Nach Telefonaten und einem Gespräch auf neutralem Grund betritt Schönstein als erster Besucher seit Jahren die Wohnung von Brunner. Feingefühl und Verständnis sind das A und O für die Arbeit der Messie-Teams. Denn nur zusammen mit den Betroffenen geht es: Es wird in ihrem Tempo gearbeitet, um die Lebenssituation zusammen zu verbessern. Scheu vor Schmutz, Enge und unangenehmen Gerüchen dürfen die Fortis-Mitarbeiter indes nicht haben. „Die Mitarbeiter schätzen die Arbeit im Messie-Team sehr, ergänzend zu ihren üblichen Aufgaben im betreuten Wohnen unserer gemeindepsychiatrischen Hilfen“, so Schönstein. Sie sehen zum einen die Notwendigkeit, zum anderen sind konkrete Arbeitserfolge gut sichtbar – das motiviert. Allerdings kommen die Mitarbeiter in zivil und nicht mit dem großen Transporter. „Anonymität ist bei unserer Räumungshilfe wichtig“, sagte Schönstein. Zu Beginn werden Dinge weggeräumt, von denen sich die Messies leichter trennen können. „Vom Leichten zum Schweren“, benennt Schönstein die Vorgehensweise. In Brunners Fall ist es beispielsweise einfach, den Hausmüll, leere Verpackungen, kaputte Gegenstände und alte Duschgels zu entsorgen. „Vorrang hat, Räume wie Küche, Bad und WC wieder nutzbar zu machen“, sagt Schönstein. Konkret hilft er bei Reinigungsarbeiten, beim Sortieren von Müll und beim Entsorgen. „Wenn wir in manchen Fällen zu Beginn gleich einige Fenster putzen, kommt Leben von außen rein und das erzeugt eine Aufbruchsstimmung“, sagt Schönstein.

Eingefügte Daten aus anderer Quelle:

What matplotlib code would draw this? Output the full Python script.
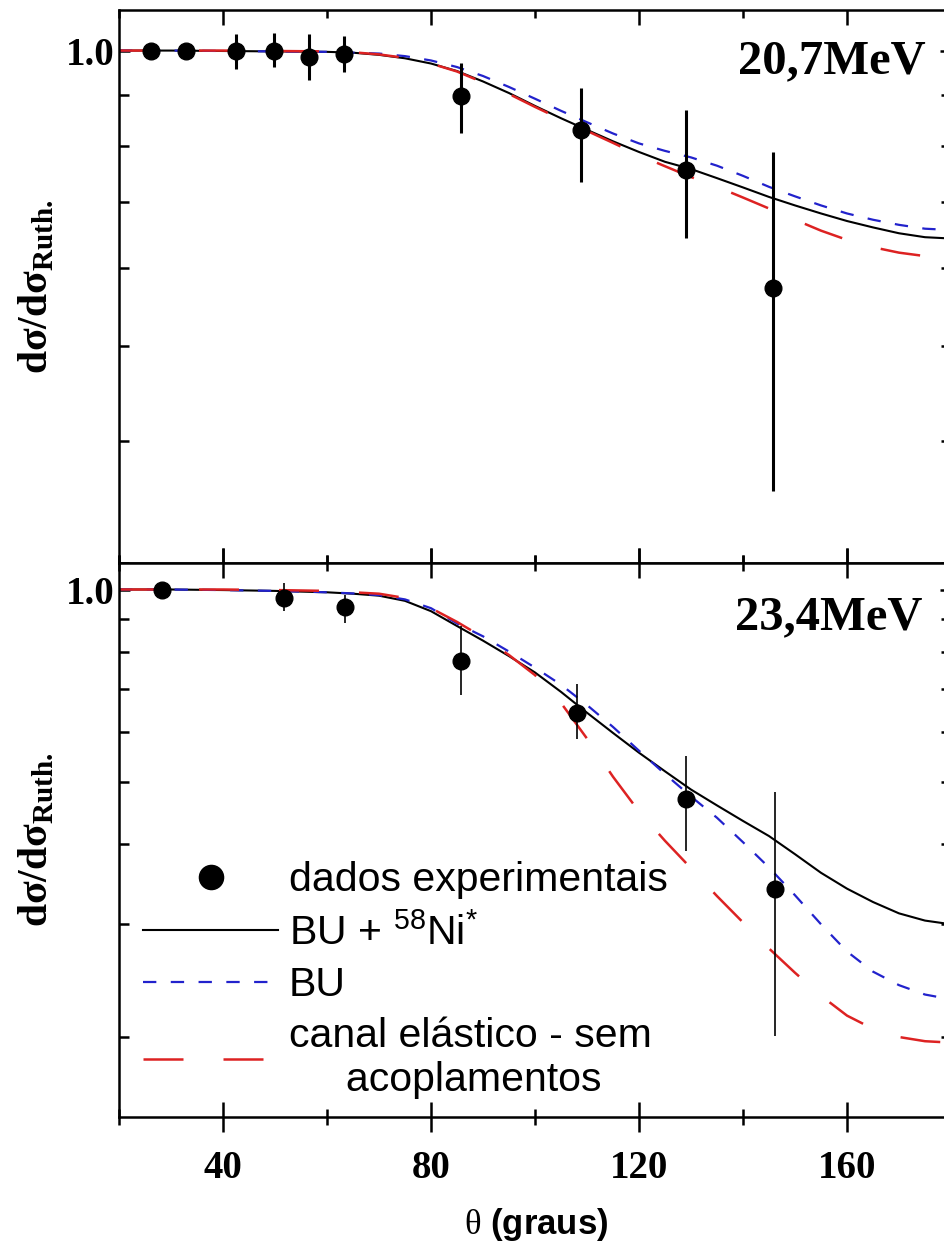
import matplotlib
matplotlib.use("Agg")
import matplotlib.pyplot as plt
from matplotlib.ticker import FixedLocator, FixedFormatter, NullFormatter, MultipleLocator
from matplotlib.lines import Line2D
import numpy as np

plt.rcParams['mathtext.fontset'] = 'custom'
plt.rcParams['mathtext.rm'] = 'Liberation Serif'

# angles used for the calculated curves (degrees)
theta = [20, 30, 40, 50, 60, 65, 70, 75, 80, 85, 90, 95, 100, 105, 110, 115,
         120, 125, 130, 135, 140, 145, 150, 155, 160, 165, 170, 175, 180]

# ---- 20,7 MeV ----
bu_ni_207 = [1.0, 1.0, 0.999, 0.998, 0.997, 0.995, 0.99, 0.982, 0.97, 0.953, 0.93, 0.905, 0.878, 0.853, 0.83, 0.808,
             0.788, 0.77, 0.757, 0.741, 0.725, 0.709, 0.695, 0.682, 0.67, 0.66, 0.651, 0.645, 0.643]
bu_207 = [1.0, 1.0, 0.999, 0.998, 0.997, 0.995, 0.993, 0.987, 0.977, 0.962, 0.942, 0.918, 0.893, 0.868, 0.845, 0.823,
          0.804, 0.79, 0.778, 0.763, 0.745, 0.726, 0.71, 0.695, 0.682, 0.672, 0.664, 0.658, 0.656]
elast_207 = [1.0, 1.0, 1.0, 0.999, 0.998, 0.996, 0.991, 0.983, 0.97, 0.952, 0.928, 0.903, 0.876, 0.851, 0.828, 0.805,
             0.782, 0.762, 0.743, 0.726, 0.708, 0.69, 0.672, 0.655, 0.641, 0.63, 0.622, 0.617, 0.615]
theta_exp_207 = [26.2, 32.9, 42.5, 49.8, 56.5, 63.3, 85.8, 108.8, 129.0, 145.8]
ratio_exp_207 = [1.0, 1.0, 1.0, 1.0, 0.984, 0.993, 0.898, 0.829, 0.755, 0.573]
low_207 = [0.99, 0.99, 0.958, 0.961, 0.934, 0.95, 0.823, 0.734, 0.644, 0.355]
high_207 = [1.01, 1.01, 1.04, 1.043, 1.04, 1.036, 0.972, 0.915, 0.869, 0.788]

# ---- 23,4 MeV ----
bu_ni_234 = [1.0, 1.0, 0.998, 0.995, 0.99, 0.985, 0.978, 0.96, 0.925, 0.877, 0.832, 0.787, 0.742, 0.692, 0.642, 0.597,
             0.556, 0.52, 0.487, 0.46, 0.435, 0.412, 0.386, 0.361, 0.341, 0.325, 0.312, 0.304, 0.30]
bu_234 = [1.0, 1.0, 0.998, 0.995, 0.99, 0.986, 0.98, 0.965, 0.935, 0.885, 0.845, 0.80, 0.755, 0.71, 0.66, 0.61,
          0.56, 0.515, 0.475, 0.44, 0.403, 0.368, 0.333, 0.30, 0.272, 0.253, 0.241, 0.233, 0.229]
elast_234 = [1.0, 1.0, 1.0, 0.998, 0.995, 0.99, 0.985, 0.97, 0.935, 0.89, 0.842, 0.79, 0.735, 0.665, 0.585, 0.51,
             0.45, 0.405, 0.367, 0.332, 0.302, 0.275, 0.252, 0.232, 0.216, 0.206, 0.20, 0.197, 0.196]
theta_exp_234 = [28.3, 51.7, 63.5, 85.8, 108.1, 129.0, 146.2]
ratio_exp_234 = [1.0, 0.971, 0.94, 0.773, 0.641, 0.471, 0.341]
low_234 = [0.99, 0.927, 0.887, 0.684, 0.585, 0.390, 0.201]
high_234 = [1.01, 1.022, 0.979, 0.878, 0.711, 0.550, 0.483]

labels = ['dados experimentais', 'BU + $^{\\mathregular{58}}$Ni$^{\\mathregular{*}}$', 'BU',
          'canal elástico - sem\n     acoplamentos']

blue = '#2222cc'
red = '#dd2222'

fig = plt.figure(figsize=(9.44, 12.43), dpi=100)
ax1 = fig.add_axes([119 / 944, 1 - 563 / 1243, 832 / 944, 553 / 1243])
ax2 = fig.add_axes([119 / 944, 1 - 1117 / 1243, 832 / 944, 554 / 1243])


def draw_panel(ax, bu_ni, bu, elast, tx, ty, lo, hi, elw):
    l1, = ax.plot(theta, bu_ni, color='black', lw=1.5)
    l2, = ax.plot(theta, bu, color=blue, lw=1.6, dashes=(6, 6.5))
    l3, = ax.plot(theta, elast, color=red, lw=1.8, dashes=(16, 16))
    ty = np.array(ty)
    yerr = [ty - np.array(lo), np.array(hi) - ty]
    ax.errorbar(tx, ty, yerr=yerr, fmt='o', color='black', ms=12,
                elinewidth=elw, capsize=0, zorder=5)
    ax.set_xlim(20, 180)
    ax.set_yscale('log')
    ax.xaxis.set_major_locator(MultipleLocator(40))
    ax.xaxis.set_minor_locator(MultipleLocator(20))
    ax.yaxis.set_major_locator(FixedLocator([1.0]))
    ax.yaxis.set_major_formatter(FixedFormatter(['1.0']))
    ax.yaxis.set_minor_locator(FixedLocator([0.2, 0.3, 0.4, 0.5, 0.6, 0.7, 0.8, 0.9]))
    ax.yaxis.set_minor_formatter(NullFormatter())
    ax.tick_params(axis='y', which='both', direction='in', left=True, right=True, width=1.8, pad=3)
    ax.tick_params(axis='y', which='major', length=8)
    ax.tick_params(axis='y', which='minor', length=7)
    for s in ax.spines.values():
        s.set_linewidth(1.8)
    for t in ax.get_yticklabels():
        t.set_fontfamily('Liberation Serif')
        t.set_fontweight('bold')
        t.set_fontsize(28)
    ax.set_ylabel('dσ/dσ$_{\\mathregular{Ruth.}}$', fontsize=30, fontweight='bold',
                  family='Liberation Serif')
    ax.yaxis.set_label_coords(-0.075, 0.5)
    return l1, l2, l3


draw_panel(ax1, bu_ni_207, bu_207, elast_207, theta_exp_207, ratio_exp_207,
           low_207, high_207, 2.2)
ax1.set_ylim(0.3, 1.1)
ax1.tick_params(axis='x', which='both', direction='in', top=True, bottom=True,
                labelbottom=False, width=1.8)
ax1.tick_params(axis='x', which='major', length=11)
ax1.tick_params(axis='x', which='minor', length=6)
ax1.text(0.969, 0.886, '20,7MeV', transform=ax1.transAxes, ha='right', va='baseline',
         fontsize=35, fontweight='bold', family='Liberation Serif')

l1, l2, l3 = draw_panel(ax2, bu_ni_234, bu_234, elast_234, theta_exp_234, ratio_exp_234,
                        low_234, high_234, 1.2)
ax2.set_ylim(0.15, 1.1)
ax2.tick_params(axis='x', which='both', direction='inout', top=True, bottom=True, width=1.8)
ax2.tick_params(axis='x', which='major', length=21, pad=13)
ax2.tick_params(axis='x', which='minor', length=11)
for t in ax2.get_xticklabels():
    t.set_fontfamily('Liberation Serif')
    t.set_fontweight('bold')
    t.set_fontsize(28)
ax2.text(0.966, 0.881, '23,4MeV', transform=ax2.transAxes, ha='right', va='baseline',
         fontsize=35, fontweight='bold', family='Liberation Serif')

ax2.set_xlabel('$\\mathrm{\\theta}$ (graus)', fontsize=25, fontweight='bold',
               family='Liberation Sans', math_fontfamily='custom')
ax2.xaxis.set_label_coords(0.502, -0.16)

# legend marker without the error bar
dot = Line2D([], [], marker='o', ls='none', color='black', ms=12)
ax2.legend([dot, l1, l2, l3], labels, loc='upper left', bbox_to_anchor=(0.029, 0.462),
           frameon=False, borderpad=0, borderaxespad=0, handlelength=3.3,
           handletextpad=0.25, labelspacing=0.33, markerscale=1.45,
           prop={'family': 'Liberation Sans', 'size': 29.5})

plt.savefig('out.png', dpi=100)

Betroffene schätzen, dass nichts hinter ihrem Rücken passiert

Nur was ist mit dem Gedruckten, an dem Brunner so hängt? „Bei den Zeitungen haben wir uns zum Beispiel darauf geeinigt, dass wir nur die Ausgaben vom vergangenen Jahr behalten“, sagt der Sozialarbeiter. „Ich schätze diesen respektvollen Umgang und dass nichts hinter meinem Rücken gemacht wird“, sagt Brunner.

Nach einigen Wochen sind tatsächlich deutliche Fortschritte zu sehen, nach einem guten Jahr ist die Wohnung wieder in ordentlichem Zustand. „Ich hoffe, dass jetzt Ruhe in mein Leben einkehrt“, sagt Brunner. Für die Hilfe von Fortis ist er dankbar. Ob er es aus eigener Kraft schafft, den Zustand zu halten, weiß er noch nicht. Mit motivierenden Gesprächen und neu eingeübten Handlungsmustern soll der Erfolg dauerhaft bestehen bleiben.

Ein Verein, viele Angebote

Jubiläum
Gegründet 1972 feiert die diakonische Organisation Fortis in diesem Jahr ihren 50. Geburtstag. 110 Mitarbeiter sind im Landkreis Böblingen für den Verein von Standorten in Herrenberg, Sindelfingen, Böblingen und Leonberg aus tätig.

Betreuung
Jährlich werden über 1000 Menschen mit psychischer Erkrankung, Abhängigkeitserkrankung und Messie-Symptomatik ebenso wie Straffällige und Wohnungslose betreut und unterstützt. In einer losen Artikel-Serie geben wir Einblick in diese gleichsam kaum bekannte wie gesellschaftlich bedeutsame Arbeit.